The technical department at Peterhead Academy, headed by Keith Miller, is an information technology wonderland. A highly creative use of space is demonstrated, with every teaching area equipped with an interactive whiteboard and ceiling-mounted projector, as well as banks of computers for graphic communications. Some of this equipment will be found, I am sure, in most school technical departments across Scotland, but what singles this one out is how it is being used.

Every part of every technical course is on the school intranet and accessible to pupils and staff. This includes homework and revision work and hyperlinks to excellent websites, for pupils' revision and for the staff, where quality teaching materials are available.

All the whiteboards are in use almost constantly and in one lesson we observed, images of a drawing at various stages were being shown on a time-lapse system (supporting pupils at different stages of the drawing).

If I needed any more convincing about the potential power of information technology in teaching and learning, then this was it.

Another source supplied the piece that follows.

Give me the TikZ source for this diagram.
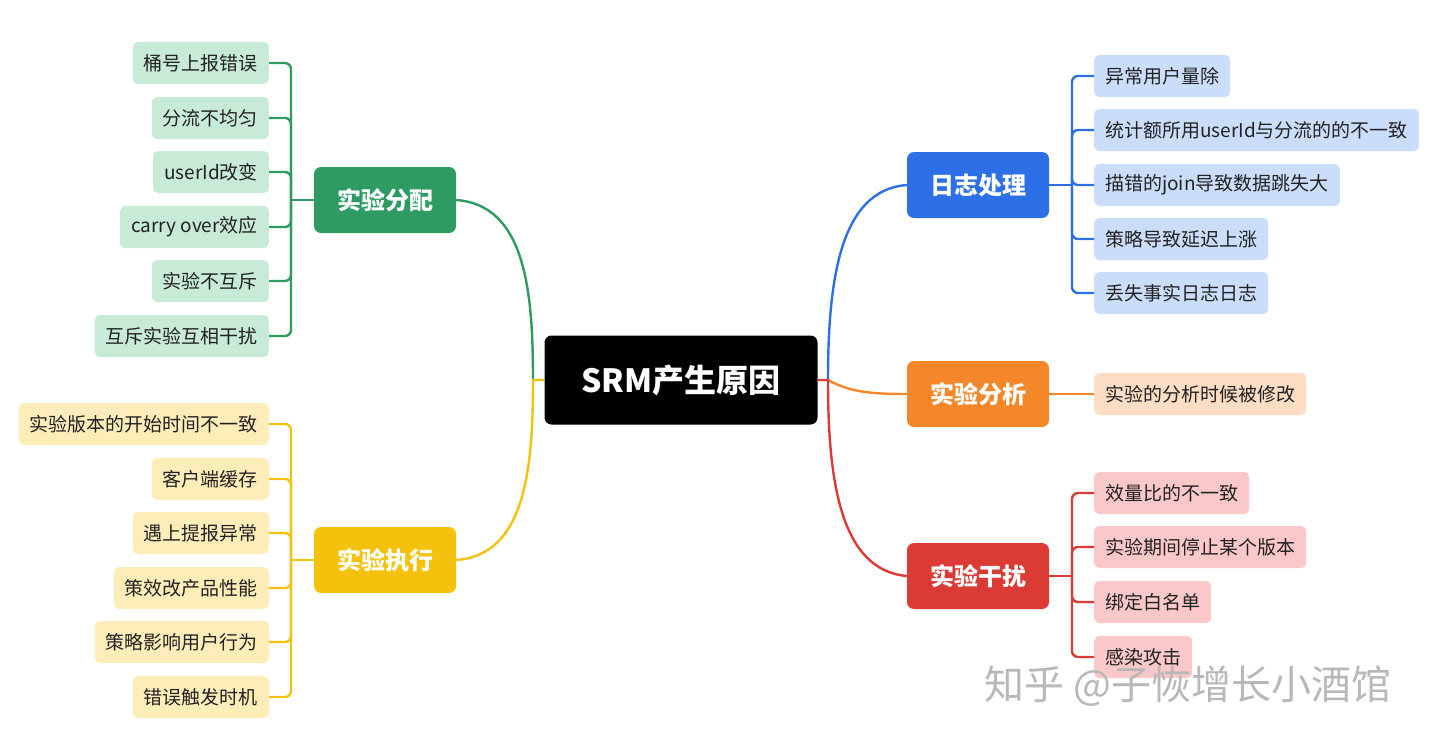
\documentclass[tikz,border=0pt]{standalone}
\usepackage{fontspec}
\setmainfont{Noto Sans CJK SC}
\definecolor{gmain}{HTML}{2E9C62}
\definecolor{gleaf}{HTML}{C8EBD8}
\definecolor{ymain}{HTML}{F4C20D}
\definecolor{yleaf}{HTML}{FDEDB8}
\definecolor{bmain}{HTML}{2D6FE6}
\definecolor{bleaf}{HTML}{CADEFB}
\definecolor{omain}{HTML}{F5872B}
\definecolor{oleaf}{HTML}{FDDDC3}
\definecolor{rmain}{HTML}{DB3A35}
\definecolor{rleaf}{HTML}{FAC8C8}
\definecolor{leaftext}{HTML}{222222}
\begin{document}
\begin{tikzpicture}[x=1pt,y=-1pt,
  leaf/.style={rounded corners=5pt, minimum height=42pt, inner xsep=11pt, inner ysep=0pt,
    font=\fontsize{19}{21}\selectfont, text=leaftext},
  mainbox/.style={rounded corners=7pt, minimum width=142pt, minimum height=66pt, inner sep=0pt,
    font=\fontsize{24}{26}\selectfont\bfseries, text=white},
  link/.style={line width=2.4pt, rounded corners=6pt},
  curve/.style={line width=2.4pt}
]
\useasboundingbox (0,0) rectangle (1440,742);

% central
\node[rounded corners=7pt, fill=black, minimum width=273pt, minimum height=89pt, inner sep=0pt,
  font=\fontsize{32}{34}\selectfont\bfseries, text=white] (C) at (681,380) {SRM产生原因};
\coordinate (cl) at (533,380);
\coordinate (cr) at (828,380);

% main nodes
\node[mainbox, fill=gmain] (G) at (385,200) {实验分配};
\node[mainbox, fill=ymain] (Y) at (385,560) {实验执行};
\node[mainbox, fill=bmain] (B) at (978,185) {日志处理};
\node[mainbox, fill=omain] (O) at (978,394) {实验分析};
\node[mainbox, fill=rmain] (R) at (978,576) {实验干扰};

% green leaves
\node[leaf, fill=gleaf, anchor=east] (g1) at (269,63) {桶号上报错误};
\node[leaf, fill=gleaf, anchor=east] (g2) at (269,118) {分流不均匀};
\node[leaf, fill=gleaf, anchor=east] (g3) at (269,172) {userId改变};
\node[leaf, fill=gleaf, anchor=east] (g4) at (269,227) {carry over效应};
\node[leaf, fill=gleaf, anchor=east] (g5) at (269,281) {实验不互斥};
\node[leaf, fill=gleaf, anchor=east] (g6) at (269,336) {互斥实验互相干扰};
\coordinate (gb) at (291,200);

% yellow leaves
\node[leaf, fill=yleaf, anchor=east] (y1) at (269,424) {实验版本的开始时间不一致};
\node[leaf, fill=yleaf, anchor=east] (y2) at (269,479) {客户端缓存};
\node[leaf, fill=yleaf, anchor=east] (y3) at (269,533) {遇上提报异常};
\node[leaf, fill=yleaf, anchor=east] (y4) at (269,588) {策效改产品性能};
\node[leaf, fill=yleaf, anchor=east] (y5) at (269,642) {策略影响用户行为};
\node[leaf, fill=yleaf, anchor=east] (y6) at (269,697) {错误触发时机};
\coordinate (yb) at (291,560);

% blue leaves
\node[leaf, fill=bleaf, anchor=west] (b1) at (1094,76) {异常用户量除};
\node[leaf, fill=bleaf, anchor=west] (b2) at (1094,130) {统计额所用userId与分流的的不一致};
\node[leaf, fill=bleaf, anchor=west] (b3) at (1094,185) {描错的join导致数据跳失大};
\node[leaf, fill=bleaf, anchor=west] (b4) at (1094,239) {策略导致延迟上涨};
\node[leaf, fill=bleaf, anchor=west] (b5) at (1094,293) {丢失事实日志日志};
\coordinate (bb) at (1072,185);

% orange leaf
\node[leaf, fill=oleaf, anchor=west] (o1) at (1094,394) {实验的分析时候被修改};

% red leaves
\node[leaf, fill=rleaf, anchor=west] (r1) at (1094,493) {效量比的不一致};
\node[leaf, fill=rleaf, anchor=west] (r2) at (1094,547) {实验期间停止某个版本};
\node[leaf, fill=rleaf, anchor=west] (r3) at (1094,602) {绑定白名单};
\node[leaf, fill=rleaf, anchor=west] (r4) at (1094,657) {感染攻击};
\coordinate (rb) at (1072,576);

% brackets
\foreach \i in {1,...,6} {
  \draw[link, gmain] (g\i.east) -| (gb);
  \draw[link, ymain] (y\i.east) -| (yb);
}
\foreach \i in {1,...,5} {
  \draw[link, bmain] (b\i.west) -| (bb);
}
\foreach \i in {1,...,4} {
  \draw[link, rmain] (r\i.west) -| (rb);
}
\draw[link, gmain] (gb) -- (G.west);
\draw[link, ymain] (yb) -- (Y.west);
\draw[link, bmain] (bb) -- (B.east);
\draw[link, rmain] (rb) -- (R.east);
\draw[link, omain] (O.east) -- (o1.west);

% central curves
\draw[curve, gmain] (cl) .. controls (533,290) and (525,205) .. (G.east);
\draw[curve, ymain] (C.west) -- (cl) .. controls (533,470) and (525,555) .. (Y.east);
\draw[curve, bmain] (cr) .. controls (828,280) and (840,190) .. (B.west);
\draw[curve, omain] (cr) .. controls (850,392) and (870,394) .. (O.west);
\draw[curve, rmain] (C.east) -- (cr) .. controls (828,480) and (840,570) .. (R.west);

% watermark
\node[font=\fontsize{40}{42}\selectfont, text=black!28, inner sep=0pt] (wm) at (1188,686) {知乎 @子恢增长小酒馆};
\end{tikzpicture}
\end{document}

This is a big, busy department, yet every pupil there at the time of our visit was focused and interested (and the basic craft skills are not neglected).

We could not have visited Peterhead Academy without seeing its impressive pupil performance monitoring system, which I understand was the inspiration for a commercial system now being marketed to schools. The system does all that a secondary school would want it to, for guidance and senior management team monitoring of pupil performance, individually and across year groups, to monitoring and reporting at individual department and teacher levels.

Finally, on our a visit to the behaviour support base, we got some great ideas from Morag Bryce, the principal teacher for social, emotional and behavioural difficulties, and her team.

So often as headteachers, we get bogged down in the day-to-day management of our schools and dispirited by the volume of paperwork. Yet, we need to get get out of our schools to find out what is going on elsewhere. We gained a great deal from our visit to Peterhead Academy. Our thanks to Mr Milne and his senior management team.